## [DATA EXCERPT]
---*---

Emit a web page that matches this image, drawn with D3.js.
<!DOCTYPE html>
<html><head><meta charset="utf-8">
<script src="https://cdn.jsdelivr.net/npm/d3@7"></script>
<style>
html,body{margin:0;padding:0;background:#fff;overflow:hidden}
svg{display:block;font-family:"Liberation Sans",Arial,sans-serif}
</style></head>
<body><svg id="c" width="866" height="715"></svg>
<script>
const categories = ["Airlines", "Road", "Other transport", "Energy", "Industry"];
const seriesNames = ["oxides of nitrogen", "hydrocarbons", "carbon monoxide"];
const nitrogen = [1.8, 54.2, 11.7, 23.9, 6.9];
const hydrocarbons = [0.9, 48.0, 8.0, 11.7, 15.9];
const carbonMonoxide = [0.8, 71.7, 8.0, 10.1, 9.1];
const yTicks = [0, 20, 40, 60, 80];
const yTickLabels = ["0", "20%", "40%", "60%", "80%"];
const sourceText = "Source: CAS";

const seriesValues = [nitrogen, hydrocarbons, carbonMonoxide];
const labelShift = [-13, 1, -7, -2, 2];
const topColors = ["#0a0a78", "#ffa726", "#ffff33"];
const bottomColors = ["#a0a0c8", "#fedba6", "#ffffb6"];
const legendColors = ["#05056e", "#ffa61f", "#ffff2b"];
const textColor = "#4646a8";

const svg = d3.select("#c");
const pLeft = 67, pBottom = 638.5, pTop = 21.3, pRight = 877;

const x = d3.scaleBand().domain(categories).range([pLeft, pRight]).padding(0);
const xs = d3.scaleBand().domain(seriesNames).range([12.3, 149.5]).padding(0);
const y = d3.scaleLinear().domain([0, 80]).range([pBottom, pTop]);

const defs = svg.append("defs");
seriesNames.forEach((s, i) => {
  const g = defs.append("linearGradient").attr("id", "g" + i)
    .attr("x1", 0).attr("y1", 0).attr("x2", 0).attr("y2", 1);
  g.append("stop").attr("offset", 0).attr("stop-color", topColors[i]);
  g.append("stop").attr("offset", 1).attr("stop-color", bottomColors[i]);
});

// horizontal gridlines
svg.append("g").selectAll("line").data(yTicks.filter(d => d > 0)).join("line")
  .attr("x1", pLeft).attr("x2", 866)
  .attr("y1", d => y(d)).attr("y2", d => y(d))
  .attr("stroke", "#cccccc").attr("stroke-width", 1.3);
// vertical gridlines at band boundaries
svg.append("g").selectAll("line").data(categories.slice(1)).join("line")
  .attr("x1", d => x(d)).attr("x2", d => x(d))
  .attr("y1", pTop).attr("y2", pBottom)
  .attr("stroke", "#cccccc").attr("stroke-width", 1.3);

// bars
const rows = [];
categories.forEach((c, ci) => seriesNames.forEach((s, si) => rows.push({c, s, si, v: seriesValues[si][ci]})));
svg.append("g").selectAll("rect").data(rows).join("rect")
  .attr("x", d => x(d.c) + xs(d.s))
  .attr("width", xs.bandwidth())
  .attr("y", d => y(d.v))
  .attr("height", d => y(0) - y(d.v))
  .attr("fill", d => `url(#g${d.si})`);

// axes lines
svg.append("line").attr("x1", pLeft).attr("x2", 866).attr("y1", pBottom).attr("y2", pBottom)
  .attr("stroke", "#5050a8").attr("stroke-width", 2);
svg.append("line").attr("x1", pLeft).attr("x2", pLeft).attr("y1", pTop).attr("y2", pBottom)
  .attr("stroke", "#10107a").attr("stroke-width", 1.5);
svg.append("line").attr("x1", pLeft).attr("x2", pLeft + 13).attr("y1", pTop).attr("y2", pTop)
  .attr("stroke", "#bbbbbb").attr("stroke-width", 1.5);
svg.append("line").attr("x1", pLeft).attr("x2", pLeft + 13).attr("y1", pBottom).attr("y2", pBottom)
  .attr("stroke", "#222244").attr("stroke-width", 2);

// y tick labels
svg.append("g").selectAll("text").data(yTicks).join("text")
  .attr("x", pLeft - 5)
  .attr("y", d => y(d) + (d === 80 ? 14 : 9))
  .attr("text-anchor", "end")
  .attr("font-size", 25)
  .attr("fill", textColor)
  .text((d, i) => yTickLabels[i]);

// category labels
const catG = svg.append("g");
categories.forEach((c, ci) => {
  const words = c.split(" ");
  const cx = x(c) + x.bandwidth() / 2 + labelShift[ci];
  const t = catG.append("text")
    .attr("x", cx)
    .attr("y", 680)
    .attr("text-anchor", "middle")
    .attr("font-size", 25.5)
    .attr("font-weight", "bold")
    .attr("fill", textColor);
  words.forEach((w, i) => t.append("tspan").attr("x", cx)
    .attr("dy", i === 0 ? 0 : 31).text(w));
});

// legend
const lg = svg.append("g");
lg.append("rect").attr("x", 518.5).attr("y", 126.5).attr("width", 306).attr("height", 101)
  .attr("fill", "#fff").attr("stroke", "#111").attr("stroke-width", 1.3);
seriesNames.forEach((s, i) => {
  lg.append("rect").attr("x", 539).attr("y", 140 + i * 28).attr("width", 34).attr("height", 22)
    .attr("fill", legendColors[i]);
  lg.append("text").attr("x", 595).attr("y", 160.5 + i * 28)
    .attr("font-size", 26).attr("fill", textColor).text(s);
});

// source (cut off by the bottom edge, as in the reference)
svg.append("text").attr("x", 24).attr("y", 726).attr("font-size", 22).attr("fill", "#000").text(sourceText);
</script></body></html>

---*---

## [WHAT YOU ARE ASKED TO DO]
Transcribe the data. Leave every line exactly as it is.

## [COMPLETE ANSWER]
Emit a web page that matches this image, drawn with D3.js.
<!DOCTYPE html>
<html><head><meta charset="utf-8">
<script src="https://cdn.jsdelivr.net/npm/d3@7"></script>
<style>
html,body{margin:0;padding:0;background:#fff;overflow:hidden}
svg{display:block;font-family:"Liberation Sans",Arial,sans-serif}
</style></head>
<body><svg id="c" width="866" height="715"></svg>
<script>
const categories = ["Airlines", "Road", "Other transport", "Energy", "Industry"];
const seriesNames = ["oxides of nitrogen", "hydrocarbons", "carbon monoxide"];
const nitrogen = [1.8, 54.2, 11.7, 23.9, 6.9];
const hydrocarbons = [0.9, 48.0, 8.0, 11.7, 15.9];
const carbonMonoxide = [0.8, 71.7, 8.0, 10.1, 9.1];
const yTicks = [0, 20, 40, 60, 80];
const yTickLabels = ["0", "20%", "40%", "60%", "80%"];
const sourceText = "Source: CAS";

const seriesValues = [nitrogen, hydrocarbons, carbonMonoxide];
const labelShift = [-13, 1, -7, -2, 2];
const topColors = ["#0a0a78", "#ffa726", "#ffff33"];
const bottomColors = ["#a0a0c8", "#fedba6", "#ffffb6"];
const legendColors = ["#05056e", "#ffa61f", "#ffff2b"];
const textColor = "#4646a8";

const svg = d3.select("#c");
const pLeft = 67, pBottom = 638.5, pTop = 21.3, pRight = 877;

const x = d3.scaleBand().domain(categories).range([pLeft, pRight]).padding(0);
const xs = d3.scaleBand().domain(seriesNames).range([12.3, 149.5]).padding(0);
const y = d3.scaleLinear().domain([0, 80]).range([pBottom, pTop]);

const defs = svg.append("defs");
seriesNames.forEach((s, i) => {
  const g = defs.append("linearGradient").attr("id", "g" + i)
    .attr("x1", 0).attr("y1", 0).attr("x2", 0).attr("y2", 1);
  g.append("stop").attr("offset", 0).attr("stop-color", topColors[i]);
  g.append("stop").attr("offset", 1).attr("stop-color", bottomColors[i]);
});

// horizontal gridlines
svg.append("g").selectAll("line").data(yTicks.filter(d => d > 0)).join("line")
  .attr("x1", pLeft).attr("x2", 866)
  .attr("y1", d => y(d)).attr("y2", d => y(d))
  .attr("stroke", "#cccccc").attr("stroke-width", 1.3);
// vertical gridlines at band boundaries
svg.append("g").selectAll("line").data(categories.slice(1)).join("line")
  .attr("x1", d => x(d)).attr("x2", d => x(d))
  .attr("y1", pTop).attr("y2", pBottom)
  .attr("stroke", "#cccccc").attr("stroke-width", 1.3);

// bars
const rows = [];
categories.forEach((c, ci) => seriesNames.forEach((s, si) => rows.push({c, s, si, v: seriesValues[si][ci]})));
svg.append("g").selectAll("rect").data(rows).join("rect")
  .attr("x", d => x(d.c) + xs(d.s))
  .attr("width", xs.bandwidth())
  .attr("y", d => y(d.v))
  .attr("height", d => y(0) - y(d.v))
  .attr("fill", d => `url(#g${d.si})`);

// axes lines
svg.append("line").attr("x1", pLeft).attr("x2", 866).attr("y1", pBottom).attr("y2", pBottom)
  .attr("stroke", "#5050a8").attr("stroke-width", 2);
svg.append("line").attr("x1", pLeft).attr("x2", pLeft).attr("y1", pTop).attr("y2", pBottom)
  .attr("stroke", "#10107a").attr("stroke-width", 1.5);
svg.append("line").attr("x1", pLeft).attr("x2", pLeft + 13).attr("y1", pTop).attr("y2", pTop)
  .attr("stroke", "#bbbbbb").attr("stroke-width", 1.5);
svg.append("line").attr("x1", pLeft).attr("x2", pLeft + 13).attr("y1", pBottom).attr("y2", pBottom)
  .attr("stroke", "#222244").attr("stroke-width", 2);

// y tick labels
svg.append("g").selectAll("text").data(yTicks).join("text")
  .attr("x", pLeft - 5)
  .attr("y", d => y(d) + (d === 80 ? 14 : 9))
  .attr("text-anchor", "end")
  .attr("font-size", 25)
  .attr("fill", textColor)
  .text((d, i) => yTickLabels[i]);

// category labels
const catG = svg.append("g");
categories.forEach((c, ci) => {
  const words = c.split(" ");
  const cx = x(c) + x.bandwidth() / 2 + labelShift[ci];
  const t = catG.append("text")
    .attr("x", cx)
    .attr("y", 680)
    .attr("text-anchor", "middle")
    .attr("font-size", 25.5)
    .attr("font-weight", "bold")
    .attr("fill", textColor);
  words.forEach((w, i) => t.append("tspan").attr("x", cx)
    .attr("dy", i === 0 ? 0 : 31).text(w));
});

// legend
const lg = svg.append("g");
lg.append("rect").attr("x", 518.5).attr("y", 126.5).attr("width", 306).attr("height", 101)
  .attr("fill", "#fff").attr("stroke", "#111").attr("stroke-width", 1.3);
seriesNames.forEach((s, i) => {
  lg.append("rect").attr("x", 539).attr("y", 140 + i * 28).attr("width", 34).attr("height", 22)
    .attr("fill", legendColors[i]);
  lg.append("text").attr("x", 595).attr("y", 160.5 + i * 28)
    .attr("font-size", 26).attr("fill", textColor).text(s);
});

// source (cut off by the bottom edge, as in the reference)
svg.append("text").attr("x", 24).attr("y", 726).attr("font-size", 22).attr("fill", "#000").text(sourceText);
</script></body></html>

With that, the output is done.